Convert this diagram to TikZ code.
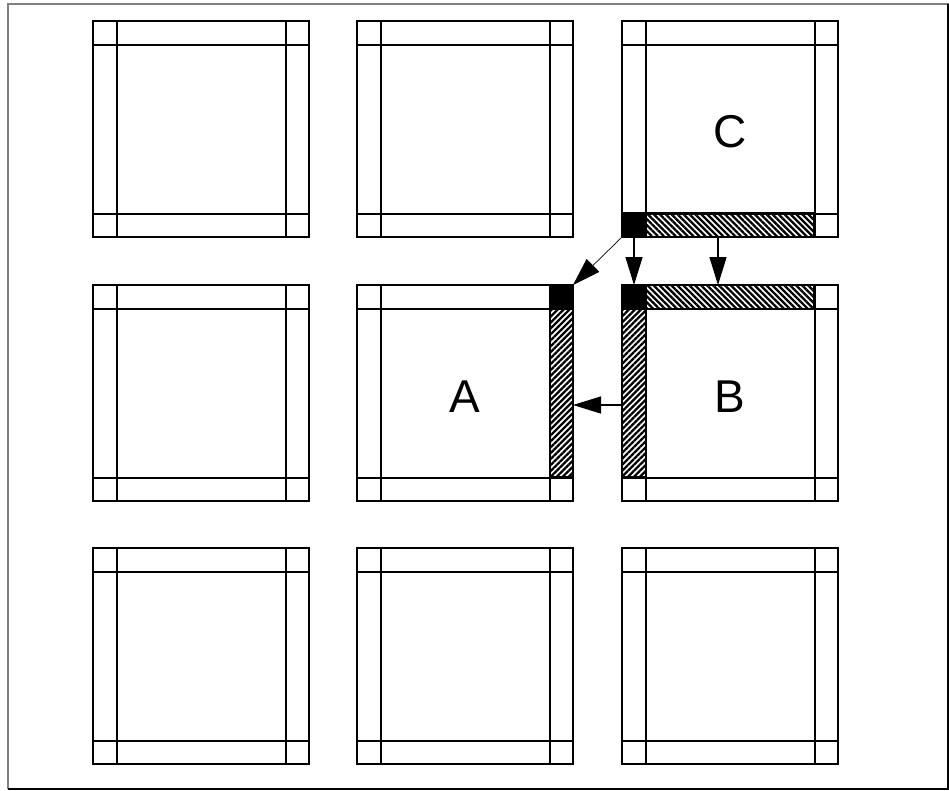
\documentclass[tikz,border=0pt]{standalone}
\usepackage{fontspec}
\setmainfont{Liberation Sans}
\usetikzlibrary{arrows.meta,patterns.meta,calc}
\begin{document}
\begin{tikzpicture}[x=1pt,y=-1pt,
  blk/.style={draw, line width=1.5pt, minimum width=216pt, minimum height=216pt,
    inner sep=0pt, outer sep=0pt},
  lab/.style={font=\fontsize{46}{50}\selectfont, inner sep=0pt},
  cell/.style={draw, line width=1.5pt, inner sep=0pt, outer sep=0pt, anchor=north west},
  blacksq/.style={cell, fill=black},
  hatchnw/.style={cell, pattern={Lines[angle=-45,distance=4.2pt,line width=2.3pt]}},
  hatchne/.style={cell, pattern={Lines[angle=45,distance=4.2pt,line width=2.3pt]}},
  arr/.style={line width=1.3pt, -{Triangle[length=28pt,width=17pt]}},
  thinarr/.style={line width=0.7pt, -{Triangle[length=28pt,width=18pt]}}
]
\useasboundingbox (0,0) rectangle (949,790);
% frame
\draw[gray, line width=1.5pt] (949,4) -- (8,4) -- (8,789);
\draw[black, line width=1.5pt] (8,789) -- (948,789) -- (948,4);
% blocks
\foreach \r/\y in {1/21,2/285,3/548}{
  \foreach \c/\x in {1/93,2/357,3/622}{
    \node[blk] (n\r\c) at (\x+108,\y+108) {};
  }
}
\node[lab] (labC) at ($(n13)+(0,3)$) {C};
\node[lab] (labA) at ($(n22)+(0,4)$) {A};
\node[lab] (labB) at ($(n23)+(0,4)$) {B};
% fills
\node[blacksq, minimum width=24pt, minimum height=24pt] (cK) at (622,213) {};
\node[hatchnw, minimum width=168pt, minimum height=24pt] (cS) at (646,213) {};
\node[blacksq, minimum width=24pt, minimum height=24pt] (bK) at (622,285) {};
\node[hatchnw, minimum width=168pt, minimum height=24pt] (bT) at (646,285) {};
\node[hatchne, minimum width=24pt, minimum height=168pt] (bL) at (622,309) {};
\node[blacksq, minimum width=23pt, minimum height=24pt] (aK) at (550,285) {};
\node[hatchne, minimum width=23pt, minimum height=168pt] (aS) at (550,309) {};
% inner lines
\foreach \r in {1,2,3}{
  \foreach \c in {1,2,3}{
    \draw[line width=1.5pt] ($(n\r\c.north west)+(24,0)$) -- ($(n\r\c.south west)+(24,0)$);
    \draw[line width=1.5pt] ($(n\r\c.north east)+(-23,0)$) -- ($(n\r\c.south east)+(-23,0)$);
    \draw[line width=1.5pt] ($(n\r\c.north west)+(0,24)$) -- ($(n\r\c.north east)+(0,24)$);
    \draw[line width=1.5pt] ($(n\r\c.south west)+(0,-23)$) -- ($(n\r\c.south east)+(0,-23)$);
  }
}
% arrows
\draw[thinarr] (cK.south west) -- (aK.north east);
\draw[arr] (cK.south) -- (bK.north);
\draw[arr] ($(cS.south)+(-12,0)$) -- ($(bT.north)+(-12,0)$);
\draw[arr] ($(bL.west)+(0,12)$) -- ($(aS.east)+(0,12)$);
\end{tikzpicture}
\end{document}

» REQUIRED WORK
Keep every word of the data as it is when you write it out, but drop the pictures.

» ANSWER
Convert this diagram to TikZ code.
\documentclass[tikz,border=0pt]{standalone}
\usepackage{fontspec}
\setmainfont{Liberation Sans}
\usetikzlibrary{arrows.meta,patterns.meta,calc}
\begin{document}
\begin{tikzpicture}[x=1pt,y=-1pt,
  blk/.style={draw, line width=1.5pt, minimum width=216pt, minimum height=216pt,
    inner sep=0pt, outer sep=0pt},
  lab/.style={font=\fontsize{46}{50}\selectfont, inner sep=0pt},
  cell/.style={draw, line width=1.5pt, inner sep=0pt, outer sep=0pt, anchor=north west},
  blacksq/.style={cell, fill=black},
  hatchnw/.style={cell, pattern={Lines[angle=-45,distance=4.2pt,line width=2.3pt]}},
  hatchne/.style={cell, pattern={Lines[angle=45,distance=4.2pt,line width=2.3pt]}},
  arr/.style={line width=1.3pt, -{Triangle[length=28pt,width=17pt]}},
  thinarr/.style={line width=0.7pt, -{Triangle[length=28pt,width=18pt]}}
]
\useasboundingbox (0,0) rectangle (949,790);
% frame
\draw[gray, line width=1.5pt] (949,4) -- (8,4) -- (8,789);
\draw[black, line width=1.5pt] (8,789) -- (948,789) -- (948,4);
% blocks
\foreach \r/\y in {1/21,2/285,3/548}{
  \foreach \c/\x in {1/93,2/357,3/622}{
    \node[blk] (n\r\c) at (\x+108,\y+108) {};
  }
}
\node[lab] (labC) at ($(n13)+(0,3)$) {C};
\node[lab] (labA) at ($(n22)+(0,4)$) {A};
\node[lab] (labB) at ($(n23)+(0,4)$) {B};
% fills
\node[blacksq, minimum width=24pt, minimum height=24pt] (cK) at (622,213) {};
\node[hatchnw, minimum width=168pt, minimum height=24pt] (cS) at (646,213) {};
\node[blacksq, minimum width=24pt, minimum height=24pt] (bK) at (622,285) {};
\node[hatchnw, minimum width=168pt, minimum height=24pt] (bT) at (646,285) {};
\node[hatchne, minimum width=24pt, minimum height=168pt] (bL) at (622,309) {};
\node[blacksq, minimum width=23pt, minimum height=24pt] (aK) at (550,285) {};
\node[hatchne, minimum width=23pt, minimum height=168pt] (aS) at (550,309) {};
% inner lines
\foreach \r in {1,2,3}{
  \foreach \c in {1,2,3}{
    \draw[line width=1.5pt] ($(n\r\c.north west)+(24,0)$) -- ($(n\r\c.south west)+(24,0)$);
    \draw[line width=1.5pt] ($(n\r\c.north east)+(-23,0)$) -- ($(n\r\c.south east)+(-23,0)$);
    \draw[line width=1.5pt] ($(n\r\c.north west)+(0,24)$) -- ($(n\r\c.north east)+(0,24)$);
    \draw[line width=1.5pt] ($(n\r\c.south west)+(0,-23)$) -- ($(n\r\c.south east)+(0,-23)$);
  }
}
% arrows
\draw[thinarr] (cK.south west) -- (aK.north east);
\draw[arr] (cK.south) -- (bK.north);
\draw[arr] ($(cS.south)+(-12,0)$) -- ($(bT.north)+(-12,0)$);
\draw[arr] ($(bL.west)+(0,12)$) -- ($(aS.east)+(0,12)$);
\end{tikzpicture}
\end{document}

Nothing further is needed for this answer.